Whether it’s your first kiss or your thousandth, whether it’s with someone new or with your longtime partner, kissing leaves an impression — one that lingers long after your lips have disengaged.
And, experts say, kissing plays an important role in relationships. “It fosters romantic compatibility,” says Michael Christian, author of The Art of Kissing (published under the pen name William Cane). “The more that people kiss, the more they’re able to communicate on a romantic level.”
Many couples hesitate to talk about kissing out of embarrassment, Christian says.

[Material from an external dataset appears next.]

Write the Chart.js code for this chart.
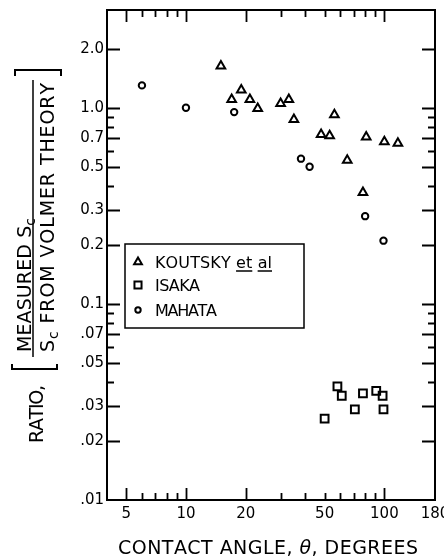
<!DOCTYPE html>
<html>
<head>
<meta charset="utf-8">
<script src="https://cdn.jsdelivr.net/npm/chart.js@4.4.1/dist/chart.umd.min.js"></script>
<style>
  html, body { margin: 0; padding: 0; background: #fff; }
</style>
</head>
<body>
<canvas id="grafico" width="444" height="557"></canvas>
<script>
// Koutsky et al (triangulos)
const koutskyX = [15, 17, 19, 21, 23, 30, 33, 35, 48, 53, 56, 65, 78, 81, 100, 117];
const koutskyY = [1.63, 1.1, 1.23, 1.1, 0.99, 1.05, 1.1, 0.87, 0.73, 0.72, 0.92, 0.54, 0.37, 0.71, 0.67, 0.66];
// Isaka (cuadros)
const isakaX = [50, 58, 61, 71, 78, 91, 98, 99];
const isakaY = [0.026, 0.038, 0.034, 0.029, 0.035, 0.036, 0.034, 0.029];
// Mahata (circulos)
const mahataX = [6, 10, 17.5, 38, 42, 80, 99];
const mahataY = [1.3, 1.0, 0.95, 0.55, 0.5, 0.28, 0.21];

// ejes
const xLabels = [5, 10, 20, 50, 100, 180];
const xLong = [5, 10, 20, 100];
const xShort = [6, 7, 8, 9, 30, 40, 50, 60, 70, 80, 90];
const yLabels = [0.01, 0.02, 0.03, 0.05, 0.07, 0.1, 0.2, 0.3, 0.5, 0.7, 1, 2];
const yLabelText = ['.01', '.02', '.03', '.05', '.07', '0.1', '0.2', '0.3', '0.5', '0.7', '1.0', '2.0'];
const yShort = [0.04, 0.06, 0.08, 0.09, 0.4, 0.6, 0.8, 0.9];

const FUENTE = '"DejaVu Sans"';

// texto con espaciado ajustado a un ancho dado
function dibujarTexto(ctx, partes, x, y, ancho) {
  let natural = 0, n = 0;
  partes.forEach(p => {
    ctx.font = (p.it ? 'italic ' : '') + p.size + 'px ' + FUENTE;
    for (const ch of p.t) { natural += ctx.measureText(ch).width; n++; }
  });
  const esp = n > 1 ? (ancho - natural) / (n - 1) : 0;
  let cx = x;
  ctx.textAlign = 'left';
  ctx.textBaseline = 'alphabetic';
  partes.forEach(p => {
    ctx.font = (p.it ? 'italic ' : '') + p.size + 'px ' + FUENTE;
    const x0 = cx;
    for (const ch of p.t) {
      ctx.fillText(ch, cx, y + (p.dy || 0));
      cx += ctx.measureText(ch).width + esp;
    }
    if (p.ul) {
      ctx.lineWidth = 1.5;
      ctx.beginPath();
      ctx.moveTo(x0, y + 3);
      ctx.lineTo(cx - esp, y + 3);
      ctx.stroke();
    }
  });
}

// marco y marcas hacia adentro
const marcoPlugin = {
  id: 'marco',
  afterDraw(chart) {
    const { ctx, chartArea: a, scales } = chart;
    ctx.save();
    ctx.strokeStyle = '#000';
    ctx.lineWidth = 1.8;
    const marcaX = (v, len) => {
      const px = Math.round(scales.x.getPixelForValue(v)) + 0.5;
      ctx.beginPath();
      ctx.moveTo(px, a.bottom); ctx.lineTo(px, a.bottom - len);
      ctx.moveTo(px, a.top); ctx.lineTo(px, a.top + len);
      ctx.stroke();
    };
    const marcaY = (v, len) => {
      const py = Math.round(scales.y.getPixelForValue(v)) + 0.5;
      ctx.beginPath();
      ctx.moveTo(a.left, py); ctx.lineTo(a.left + len, py);
      ctx.moveTo(a.right, py); ctx.lineTo(a.right - len, py);
      ctx.stroke();
    };
    xLong.forEach(v => marcaX(v, 12));
    xShort.forEach(v => marcaX(v, 7));
    yLabels.forEach(v => { if (v > 0.01) marcaY(v, 13); });
    yShort.forEach(v => marcaY(v, 7));
    ctx.lineWidth = 2;
    ctx.strokeRect(a.left, a.top, a.right - a.left, a.bottom - a.top);
    ctx.restore();
  }
};

// leyenda dentro del area
const leyendaPlugin = {
  id: 'leyenda',
  afterDraw(chart) {
    const ctx = chart.ctx;
    ctx.save();
    ctx.strokeStyle = '#000';
    ctx.lineWidth = 1.5;
    ctx.strokeRect(125, 244, 179, 84);
    const filas = [
      { y: 262, partes: [{ t: 'KOUTSKY ', size: 16 }, { t: 'et', size: 16, ul: true }, { t: ' ', size: 16 }, { t: 'al', size: 16, ul: true }], ancho: 117 },
      { y: 285, partes: [{ t: 'ISAKA', size: 16 }], ancho: 45 },
      { y: 310, partes: [{ t: 'MAHATA', size: 16 }], ancho: 62 }
    ];
    chart.data.datasets.forEach((ds, i) => {
      const f = filas[i];
      ctx.lineWidth = 2;
      ctx.fillStyle = 'rgba(0,0,0,0)';
      Chart.helpers.drawPoint(ctx, { pointStyle: ds.pointStyle, radius: ds.pointRadius - 0.5, rotation: 0, borderWidth: 2 }, 138, f.y);
      ctx.fillStyle = '#000';
      dibujarTexto(ctx, f.partes, 155, f.y + 6, f.ancho);
    });
    ctx.restore();
  }
};

// titulos de los ejes
const titulosPlugin = {
  id: 'titulos',
  afterDraw(chart) {
    const ctx = chart.ctx;
    ctx.save();
    ctx.fillStyle = '#000';
    ctx.strokeStyle = '#000';
    dibujarTexto(ctx, [{ t: 'CONTACT ANGLE, ', size: 19 }, { t: 'θ', size: 19, it: true }, { t: ', DEGREES', size: 19 }], 118, 554, 300);

    const rot = (x, y, fn) => {
      ctx.save();
      ctx.translate(x, y);
      ctx.rotate(-Math.PI / 2);
      fn();
      ctx.restore();
    };
    rot(43, 443, () => dibujarTexto(ctx, [{ t: 'RATIO,', size: 19 }], 0, 0, 58));
    rot(31, 352, () => dibujarTexto(ctx, [{ t: 'MEASURED S', size: 19 }, { t: 'c', size: 14, dy: 4 }], 0, 0, 134));
    rot(54, 352, () => dibujarTexto(ctx, [{ t: 'S', size: 19 }, { t: 'c', size: 14, dy: 4 }, { t: ' FROM VOLMER THEORY', size: 19 }], 0, 0, 269));

    ctx.lineWidth = 1.5;
    ctx.beginPath();
    ctx.moveTo(33, 357); ctx.lineTo(33, 80);
    ctx.stroke();
    ctx.lineWidth = 2;
    ctx.beginPath();
    ctx.moveTo(12, 364); ctx.lineTo(12, 369); ctx.lineTo(57, 369); ctx.lineTo(57, 364);
    ctx.moveTo(15, 76); ctx.lineTo(15, 70); ctx.lineTo(61, 70); ctx.lineTo(61, 76);
    ctx.stroke();
    ctx.restore();
  }
};

const puntos = (xs, ys) => xs.map((x, i) => ({ x, y: ys[i] }));
const estilo = { borderColor: '#000', backgroundColor: 'rgba(0,0,0,0)', pointBorderWidth: 2, showLine: false };

new Chart(document.getElementById('grafico').getContext('2d'), {
  type: 'scatter',
  data: {
    datasets: [
      { label: 'KOUTSKY et al', data: puntos(koutskyX, koutskyY), pointStyle: 'triangle', pointRadius: 5, ...estilo },
      { label: 'ISAKA', data: puntos(isakaX, isakaY), pointStyle: 'rect', pointRadius: 5.5, ...estilo },
      { label: 'MAHATA', data: puntos(mahataX, mahataY), pointStyle: 'circle', pointRadius: 3.2, ...estilo }
    ]
  },
  options: {
    responsive: false,
    animation: false,
    layout: { padding: { top: 10, right: 9, left: 0, bottom: 0 } },
    plugins: { legend: { display: false }, tooltip: { enabled: false } },
    scales: {
      x: {
        type: 'logarithmic', min: 4, max: 180,
        grid: { display: false, drawTicks: false },
        border: { display: false },
        afterBuildTicks: s => { s.ticks = xLabels.map(v => ({ value: v })); },
        afterFit: s => { s.height = 57; s.paddingLeft = 0; s.paddingRight = 0; },
        ticks: {
          autoSkip: false, maxRotation: 0, padding: 5, color: '#000',
          font: { family: 'DejaVu Sans', size: 15 },
          callback: v => xLabels.includes(v) ? String(v) : ''
        }
      },
      y: {
        type: 'logarithmic', min: 0.01, max: 3.15,
        grid: { display: false, drawTicks: false },
        border: { display: false },
        afterBuildTicks: s => { s.ticks = yLabels.map(v => ({ value: v })); },
        afterFit: s => { s.width = 107; s.paddingTop = 0; s.paddingBottom = 0; },
        ticks: {
          autoSkip: false, padding: 3, color: '#000',
          font: { family: 'DejaVu Sans', size: 15 },
          callback: v => { const i = yLabels.indexOf(v); return i >= 0 ? yLabelText[i] : ''; }
        }
      }
    }
  },
  plugins: [marcoPlugin, leyendaPlugin, titulosPlugin]
});
</script>
</body>
</html>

But if your first kiss — or any of the many that follow — isn’t what you’re hoping for, talk about it.
Don’t be shy about telling your partner what you like or asking what your partner prefers, Christian says. Just don’t do it while you’re kissing so your partner doesn’t take it as a rebuke.
Men’s and Women’s Kissing Mistakes
Most of us have clear preferences — turn-ons and pet peeves — when it comes to kissing styles.
Christian says men’s biggest mistake is that they’re too aggressive with their tongues. And men claim that women don’t open their mouths wide enough.
For both sexes, the No. 1 kissing complaint is lack of variety, Christian says. He recommends kissing the different parts of your partner’s face and paying special attention to the ears and neck. He suggests biting softly on the lower lip and nibbling gently on the earlobe.
Make It Memorable
Kirkland Desmond, a software engineer in Tampa, Fla., vividly recalls his first kiss with his wife a decade ago. They were sitting on the couch in her dad’s living room, and as he leaned over to kiss her, he lost his balance and fell off the couch, pulling her down with him.
“I was so nervous because she was completely out of my league,” he says. “So our first kiss happened while we were laughing, and 10 years and three beautiful children later, we’re still laughing and kissing every chance we get.”
Two keys to a memorable kiss are pleasing your partner and pleasing yourself.